# hunter harassment ?



## trapstercarl (Oct 2, 2001)

does urine soaked white rags hung over every runway for 400 yards along a road count as hunter harassment? what about moth balls poured down the same runways? Probably 20 to 25 white rags all nailed to trees 3 ft off the ground. I did not touch them but assume since they are stained almost a yellow color that it is urine. Is there anything We can do? It is not on our property, but across the road above the runways leading into our property. We have talked to the property owner and he acts decent enough but this happens around this time every year. And its getting old... what can we do?
thanks 
And yes he is a "hunter" ( sarcasm)


----------



## foxriver6 (Oct 23, 2007)

*2c and 2d may apply. Recommend you call the Rap number, 1-800-292-7800*

*324.40112 Obstructing or interfering in lawful taking of animals; prohibited conduct; petition; injunction; violation as misdemeanor; penalties; section inapplicable to peace officer.* 

Sec. 40112.
(1) A person shall not obstruct or interfere in the lawful taking of animals by another person.
(2) A person violates this section when the person intentionally or knowingly does any of the following:
(a) Drives or disturbs animals for the purpose of disrupting a lawful taking.
(b) Blocks, impedes, or harasses another person who is engaged in the process of lawfully taking an animal.
(c) Uses a natural or artificial visual, aural, olfactory, gustatory, or physical stimulus to affect animal behavior in order to hinder or prevent the lawful taking of an animal.
(d) Erects barriers to deny ingress or egress to areas where the lawful taking of animals may occur. This subdivision does not apply to a person who erects barriers to prevent trespassing on his or her property. 
(e) Interjects himself or herself into the line of fire of a person lawfully taking wildlife.
(f) Affects the condition or placement of personal or public property intended for use in the lawful taking of an animal in order to impair the usefulness of the property or prevent the use of the property.
(g) Enters or remains upon private lands without the permission of the owner or the owner's agent, for the purpose of violating this section.
(h) Engages in any other act or behavior for the purpose of violating this section.
(3) Upon petition of an aggrieved person or a person who reasonably may be aggrieved by a violation of this section, a court of competent jurisdiction, upon a showing that a person was engaged in and threatens to continue to engage in illegal conduct under this section, may enjoin that conduct.
(4) A person who violates this section is guilty of a misdemeanor, punishable by imprisonment for not more than 93 days, or a fine of not less than $500.00 or more than $1,000.00, or both, and the costs of prosecution.
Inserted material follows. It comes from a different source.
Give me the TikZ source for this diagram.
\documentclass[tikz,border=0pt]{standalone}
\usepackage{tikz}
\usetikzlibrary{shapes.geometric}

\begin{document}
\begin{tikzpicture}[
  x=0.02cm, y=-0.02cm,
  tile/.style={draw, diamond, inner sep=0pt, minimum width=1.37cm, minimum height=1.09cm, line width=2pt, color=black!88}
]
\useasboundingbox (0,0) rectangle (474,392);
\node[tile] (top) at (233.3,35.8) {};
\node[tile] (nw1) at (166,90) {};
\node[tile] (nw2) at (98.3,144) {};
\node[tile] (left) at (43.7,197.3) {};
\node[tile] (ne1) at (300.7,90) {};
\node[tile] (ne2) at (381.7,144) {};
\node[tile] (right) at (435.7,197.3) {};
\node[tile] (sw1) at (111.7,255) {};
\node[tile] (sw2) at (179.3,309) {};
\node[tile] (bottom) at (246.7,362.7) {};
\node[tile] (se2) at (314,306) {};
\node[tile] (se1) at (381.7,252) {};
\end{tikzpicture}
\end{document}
A person who violates this section a second or subsequent time is guilty of a misdemeanor, punishable by imprisonment for not more than 1 year, or a fine of not less than $1,000.00 or more than $2,500.00, or both, and the costs of prosecution. In addition to the penalties provided for in this subsection, any permit or license issued by the department authorizing the person to take animals shall be revoked. A prosecution under this section does not preclude prosecution or other action under any other criminal or civil statute.
(5) This section does not apply to a peace officer while the peace officer performs his or her lawful duties.


----------



## malainse (Sep 2, 2002)

Ask the neighbor about them and see what he has to say ?


----------